Women’s Church roles questioned at Rome conference

A conference in Rome has seen searching questions posed about unnecessary restrictions on women in the Catholic Church.

The Pontifical “Antonianum” University and four embassies to the Holy See sponsored the conference held on Tuesday.

It came after Pope Francis’s invitation to seek a “more widespread and incisive female presence” in the Church.

According to Vatican Radio, the conference was a “no-holds barred conversation about the structures and mentalities which continue to impede that vision and limit the leadership roles of women in the Church today”.

Religious and lay women and men asked questions about why there are not more female professors and pastoral trainers in seminaries and universities?

Other questions included: Why can’t a women head pontifical councils and congregations, preach a retreat to the Roman Curia or be included in the Pope’s council of closest advisors?

If there is a unique “feminine genius”, as Pope John Paul liked to say, then why is it not being heard and included in the decision making process at both local and universal level, the Vatican Radio article continued.

Among the conference speakers was Sr Carol Keehan, CEO of the Catholic Healthcare Association of the United States.

She is best known in the secular world for her support of President Obama’s Affordable Care Act.
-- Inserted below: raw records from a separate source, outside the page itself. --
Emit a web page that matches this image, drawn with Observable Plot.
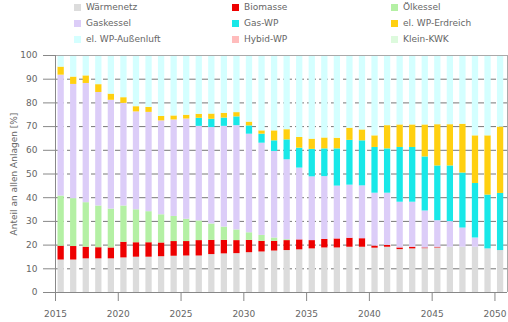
<!DOCTYPE html>
<html><head><meta charset="utf-8">
<script src="https://cdn.jsdelivr.net/npm/d3@7"></script>
<script src="https://cdn.jsdelivr.net/npm/@observablehq/plot@0.6"></script>
<style>
body{margin:0;background:#fff;font-family:"DejaVu Sans",sans-serif;}
#legend{position:relative;height:47px;width:508px;font-size:9px;color:#666;}
.item{position:absolute;display:flex;align-items:center;height:10px;line-height:10px;white-space:nowrap;}
.sw{width:7px;height:7px;margin-right:5px;}
#chart svg{display:block;}
</style></head><body>
<div id="legend"></div><div id="chart"></div>
<script>
const years = [2015,2016,2017,2018,2019,2020,2021,2022,2023,2024,2025,2026,2027,2028,2029,2030,2031,2032,2033,2034,2035,2036,2037,2038,2039,2040,2041,2042,2043,2044,2045,2046,2047,2048,2049,2050];
const seriesNames = ["Wärmenetz","Biomasse","Ölkessel","Gaskessel","Gas-WP","el. WP-Erdreich","el. WP-Außenluft","Hybid-WP","Klein-KWK"];
const seriesColors = ["#dcdcdc","#ee0000","#b4f0a4","#dccdf8","#18e8e8","#ffd010","#d4ffff","#ffbcbc","#ddfadd"];
const waermenetz = [13.7,13.7,14.2,14.2,14.2,14.6,14.9,14.9,15.1,15.3,15.4,15.4,16.0,16.3,16.4,16.8,17.1,17.5,17.7,18.0,18.4,18.8,18.8,19.1,19.1,18.7,19.1,18.1,18.4,18.5,18.8,19.1,19.1,19.1,18.4,17.7];
const biomasse = [5.8,5.7,4.9,4.7,4.6,6.6,6.1,6.1,5.8,6.2,6.1,6.5,6.0,5.7,5.5,5.2,4.5,4.1,4.2,4.2,3.5,3.6,3.8,3.8,3.6,0.9,0.8,0.7,0.7,0.3,0.3,0,0,0,0,0];
const oelkessel = [21.2,20.2,18.8,17.6,16.4,15.3,13.9,13.1,11.9,10.6,9.4,8.3,6.9,5.6,4.5,3.2,2.5,1.4,0.4,0,0,0,0,0,0,0,0,0,0,0,0,0,0,0,0,0];
const gaskessel = [51.0,48.2,50.3,47.9,45.9,43.3,41.3,41.9,39.6,40.7,42.3,39.9,40.7,42.5,44.0,41.6,38.9,36.5,33.7,30.3,26.9,26.5,22.3,22.4,22.3,22.3,22.0,19.3,19.0,15.6,11.2,10.8,8.1,3.9,0,0];
const gasWP = [0,0,0,0,0,0,0,0,0,0,0,3.4,3.5,3.5,3.7,3.5,3.8,4.5,8.4,8.4,11.6,11.7,15.7,18.9,19.0,19.3,18.7,23.1,23.1,22.8,23.1,23.5,23.2,23.0,22.7,24.1];
const erdreich = [3.4,3.1,3.2,3.3,2.6,2.4,2.2,2.1,1.9,1.7,1.6,1.7,2.2,2.0,1.8,1.6,1.4,4.2,4.3,4.5,4.3,4.6,4.5,5.1,4.6,4.9,9.8,9.5,9.5,13.5,17.4,17.4,20.6,20.1,25.0,28.0];
const aussenluft = [4.9,9.1,8.6,12.3,16.3,17.8,21.6,21.9,25.7,25.5,25.2,24.8,24.7,24.4,24.1,28.1,31.8,31.8,31.3,34.6,35.3,34.8,34.9,30.7,31.4,33.9,29.6,29.3,29.3,29.3,29.2,29.2,29.0,33.9,33.9,30.2];
const hybridWP = [0,0,0,0,0,0,0,0,0,0,0,0,0,0,0,0,0,0,0,0,0,0,0,0,0,0,0,0,0,0,0,0,0,0,0,0];
const kleinKWK = [0,0,0,0,0,0,0,0,0,0,0,0,0,0,0,0,0,0,0,0,0,0,0,0,0,0,0,0,0,0,0,0,0,0,0,0];
const yTicks = [0,10,20,30,40,50,60,70,80,90,100];
const xTicks = [2015,2020,2025,2030,2035,2040,2045,2050];
const yLabel = "Anteil an allen Anlagen [%]";

const seriesValues = [waermenetz,biomasse,oelkessel,gaskessel,gasWP,erdreich,aussenluft,hybridWP,kleinKWK];
const data = [];
years.forEach((yr,i)=>{
  seriesNames.forEach((s,j)=>{ data.push({year:yr, series:s, value:seriesValues[j][i]}); });
});

// legend
const legend = document.getElementById("legend");
const colX = [74,232,391], rowY = [2,18,34];
seriesNames.forEach((s,j)=>{
  const it = document.createElement("div");
  it.className="item";
  it.style.left = colX[j%3]+"px";
  it.style.top = rowY[Math.floor(j/3)]+"px";
  it.innerHTML = `<span class="sw" style="background:${seriesColors[j]}"></span><span>${s}</span>`;
  legend.appendChild(it);
});

const chart = Plot.plot({
  width:508, height:275,
  marginLeft:55, marginRight:1, marginTop:8, marginBottom:30,
  style:{fontFamily:"DejaVu Sans", fontSize:"9px", color:"#666", background:"#fff"},
  x:{domain:[2015,2051]},
  y:{domain:[0,100]},
  color:{domain:seriesNames, range:seriesColors},
  marks:[
    Plot.gridY(yTicks.filter(t=>t>0&&t<100), {stroke:"#777", strokeOpacity:1, strokeDasharray:"9,3"}),
    Plot.rectY(data, Plot.stackY({x1:d=>d.year+0.2, x2:d=>d.year+0.7, y:"value", fill:"series"})),
    Plot.ruleY([100], {stroke:"#aaa"}),
    Plot.ruleX([2051], {stroke:"#aaa"}),
    Plot.axisY({ticks:yTicks, tickSize:12, tickPadding:6, stroke:"#888", label:yLabel, labelAnchor:"center", labelArrow:"none", labelOffset:45}),
    Plot.axisX({ticks:xTicks, tickFormat:d=>String(d), tickSize:9, tickPadding:9, stroke:"#888", label:null}),
    Plot.ruleX([2015], {stroke:"#888"}),
    Plot.ruleY([0], {stroke:"#888"})
  ]
});
document.getElementById("chart").appendChild(chart);
</script>
</body></html>
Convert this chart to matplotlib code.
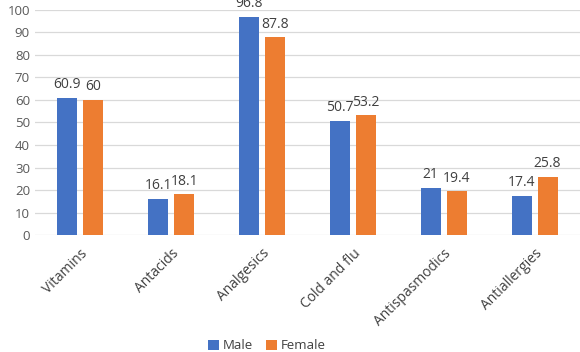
import numpy as np
import matplotlib.pyplot as plt

categories = ['Vitamins', 'Antacids', 'Analgesics', 'Cold and flu', 'Antispasmodics', 'Antiallergies']
male = [60.9, 16.1, 96.8, 50.7, 21, 17.4]
female = [60, 18.1, 87.8, 53.2, 19.4, 25.8]
yticks = list(range(0, 101, 10))

plt.rcParams['font.family'] = ['Open Sans', 'DejaVu Sans']
plt.rcParams['font.size'] = 9.5
txt = '#595959'

fig = plt.figure(figsize=(5.8, 3.52), dpi=100)
ax = fig.add_axes([0.06, 0.332, 0.94, 0.64])

x = np.arange(len(categories))
w = 0.22
off = 0.143
b1 = ax.bar(x - off, male, w, color='#4472C4', label='Male', zorder=3)
b2 = ax.bar(x + off, female, w, color='#ED7D31', label='Female', zorder=3)

for bars, vals in ((b1, male), (b2, female)):
    for b, v in zip(bars, vals):
        ax.text(b.get_x() + b.get_width() / 2, v + 2.5, f'{v:g}', ha='center', va='bottom',
                color='#404040', fontsize=10, clip_on=False)

ax.set_xlim(-0.5, len(categories) - 0.5)
ax.set_ylim(0, 100)
ax.set_yticks(yticks)
ax.yaxis.grid(True, color='#d9d9d9', linewidth=0.9, zorder=0)
ax.set_xticks(x)
ax.set_xticklabels(categories, rotation=45, ha='right', rotation_mode='anchor')
ax.tick_params(axis='both', length=0, colors=txt, labelsize=9.5)
ax.tick_params(axis='x', pad=8, labelcolor='#404040', labelsize=10)
for s in ax.spines.values():
    s.set_visible(False)

fig.legend(loc='lower center', bbox_to_anchor=(0.46, -0.035), ncol=2, frameon=False,
           handlelength=0.8, handleheight=0.8, handletextpad=0.3, columnspacing=1.0,
           labelcolor='#404040', fontsize=9.5)

fig.savefig('out.png', dpi=100, facecolor='w')
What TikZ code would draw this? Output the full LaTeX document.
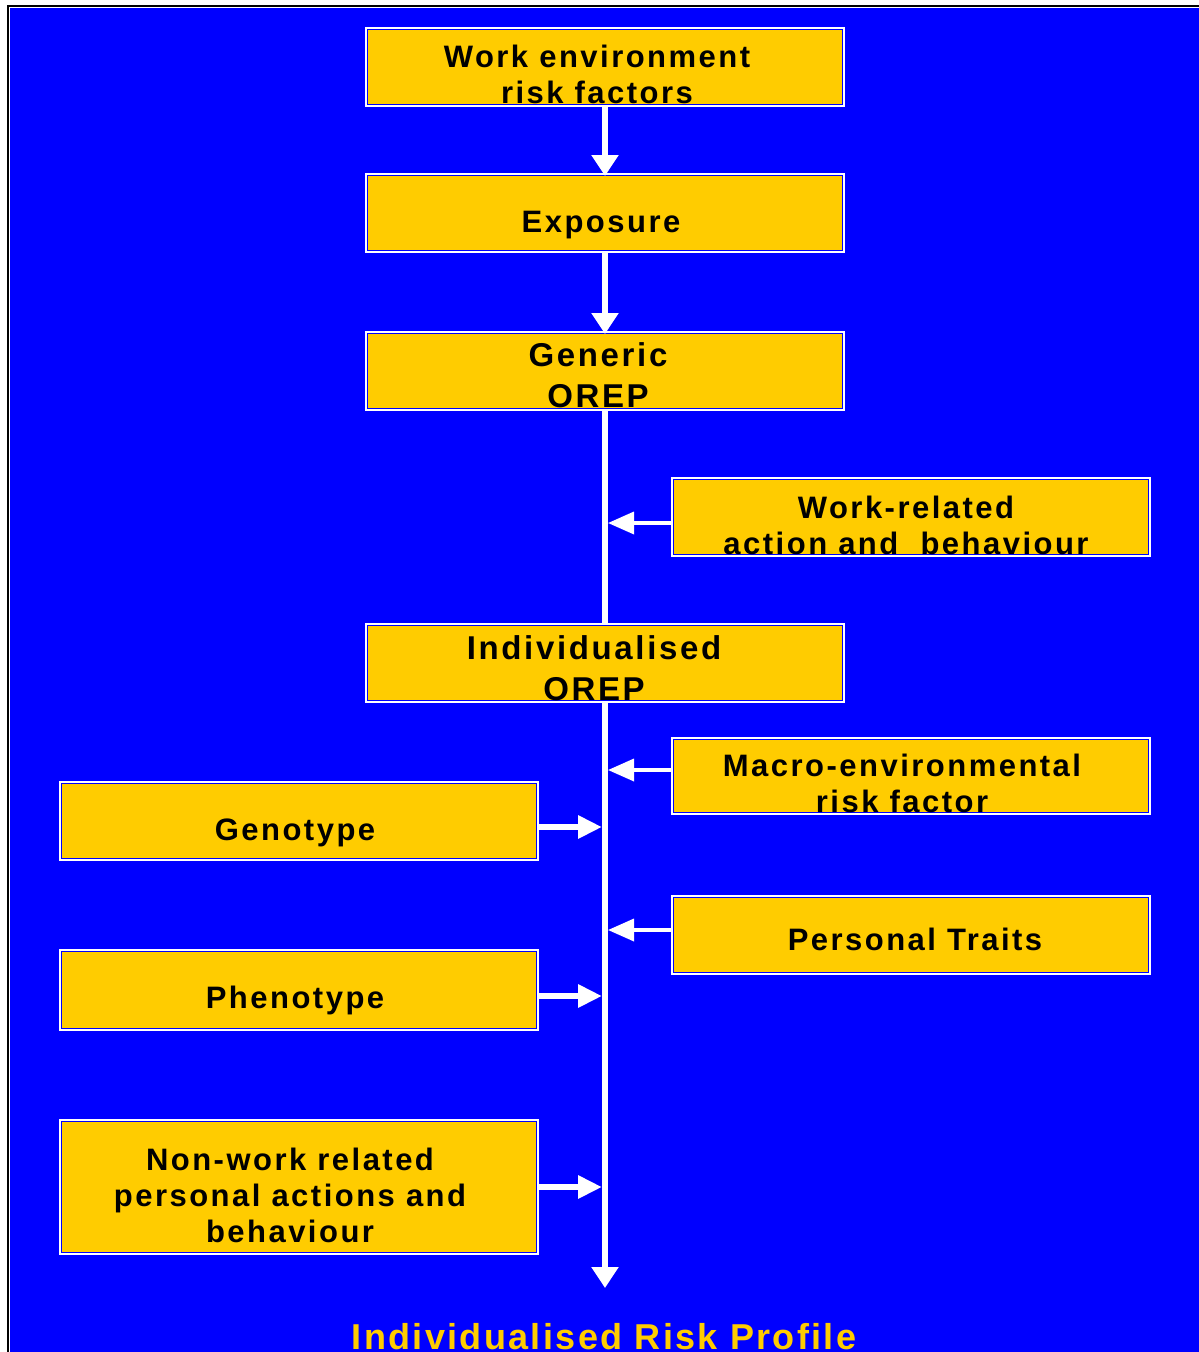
\documentclass[tikz,border=0pt]{standalone}
\usepackage{fontspec}
\usetikzlibrary{arrows.meta}
\newfontfamily\diagfont[LetterSpace=8]{Liberation Sans}
\newfontfamily\titlefont[LetterSpace=6.5]{Liberation Sans}
\definecolor{bgblue}{HTML}{0000FF}
\definecolor{boxyellow}{HTML}{FFCC00}
\tikzset{
  box/.style={rectangle, fill=boxyellow, draw=white, line width=2pt,
    inner sep=0pt, outer sep=0pt, minimum width=478pt, minimum height=78pt,
    path picture={\draw[bgblue, line width=4pt]
      (path picture bounding box.north west) rectangle
      (path picture bounding box.south east);}},
  % anchor=base sits on the baseline of the last line
  boxtext/.style={anchor=base, align=center, text=black, inner sep=0pt,
    font=\diagfont\bfseries\fontsize{31}{36}\selectfont},
  bigtext/.style={boxtext, font=\diagfont\bfseries\fontsize{33}{40.5}\selectfont},
  vline/.style={white, line width=6pt},
  varrow/.style={vline, -{Triangle[length=21pt,width=26pt]}},
  rarrow/.style={white, line width=3.5pt, -{Triangle[length=26pt,width=22pt]}},
  larrow/.style={white, line width=6pt, -{Triangle[length=24pt,width=22pt]}},
}
\begin{document}
\begin{tikzpicture}[x=1pt, y=-1pt]
% page frame and blue background
\fill[white] (0,0) rectangle (1199,1352);
\fill[black] (7,5) rectangle (1199,1352);
\fill[white] (9,7) rectangle (1199,1352);
\fill[bgblue] (10,8) rectangle (1199,1352);
\useasboundingbox (0,0) rectangle (1199,1352);

% boxes
\node[box] (b1) at (605,67) {};
\node[box] (b2) at (605,213) {};
\node[box] (b3) at (605,371) {};
\node[box] (b4) at (911,517) {};
\node[box] (b5) at (605,663) {};
\node[box, minimum height=76pt] (b6) at (911,776) {};
\node[box] (b7) at (299,821) {};
\node[box] (b8) at (911,935) {};
\node[box, minimum height=80pt] (b9) at (299,990) {};
\node[box, minimum height=134pt] (b10) at (299,1187) {};

% junction points on the main line
\coordinate (tail) at (605,1288);
\coordinate (j4) at (608,523);
\coordinate (j6) at (608,770);
\coordinate (j8) at (608,930);
\coordinate (j7) at (602,827);
\coordinate (j9) at (602,996);
\coordinate (j10) at (602,1187);
\coordinate (e2) at (605,176);
\coordinate (e3) at (605,334);

% connectors
\draw[varrow] (b1.south) -- (e2);
\draw[varrow] (b2.south) -- (e3);
\draw[vline] (b3.south) -- (b5.north);
\draw[varrow] (b5.south) -- (tail);
\draw[rarrow] (b4.west |- j4) -- (j4);
\draw[rarrow] (b6.west |- j6) -- (j6);
\draw[rarrow] (b8.west |- j8) -- (j8);
\draw[larrow] (b7.east |- j7) -- (j7);
\draw[larrow] (b9.east |- j9) -- (j9);
\draw[larrow] (b10.east |- j10) -- (j10);

% labels
\node[boxtext] (t1) at (597,103) {Work environment\\risk factors};
\node[boxtext] (t2) at (601,232) {Exposure};
\node[bigtext] (t3) at (598,407) {Generic\\OREP};
\node[boxtext] (t4) at (906,554) {Work-related\\action and\ \ behaviour};
\node[bigtext] (t5) at (594,700) {Individualised\\OREP};
\node[boxtext] (t6) at (902,812) {Macro-environmental\\risk factor};
\node[boxtext] (t7) at (295,840) {Genotype};
\node[boxtext] (t8) at (915,950) {Personal Traits};
\node[boxtext] (t9) at (295,1008) {Phenotype};
\node[boxtext] (t10) at (290,1242) {Non-work related\\personal actions and\\behaviour};

\node[anchor=base, inner sep=0pt, text=boxyellow,
  font=\titlefont\bfseries\fontsize{36}{42}\selectfont] (result) at (604,1349)
  {Individualised Risk Profile};
\end{tikzpicture}
\end{document}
Sr Carol said the advancement of women is not about personal or feminist agendas.

Rather, it is about enabling the Church to put the Gospel message into practice, in those places where it is needed most, she said.

She said it is right to be more concerned about the woman who doesn’t have clean water for her children than about “our little bit of opportunity”.

But if having a woman in a position of influence meant the Church could better serve the woman without water and her family, then “heaven and earth should be moved to get that woman in that job”.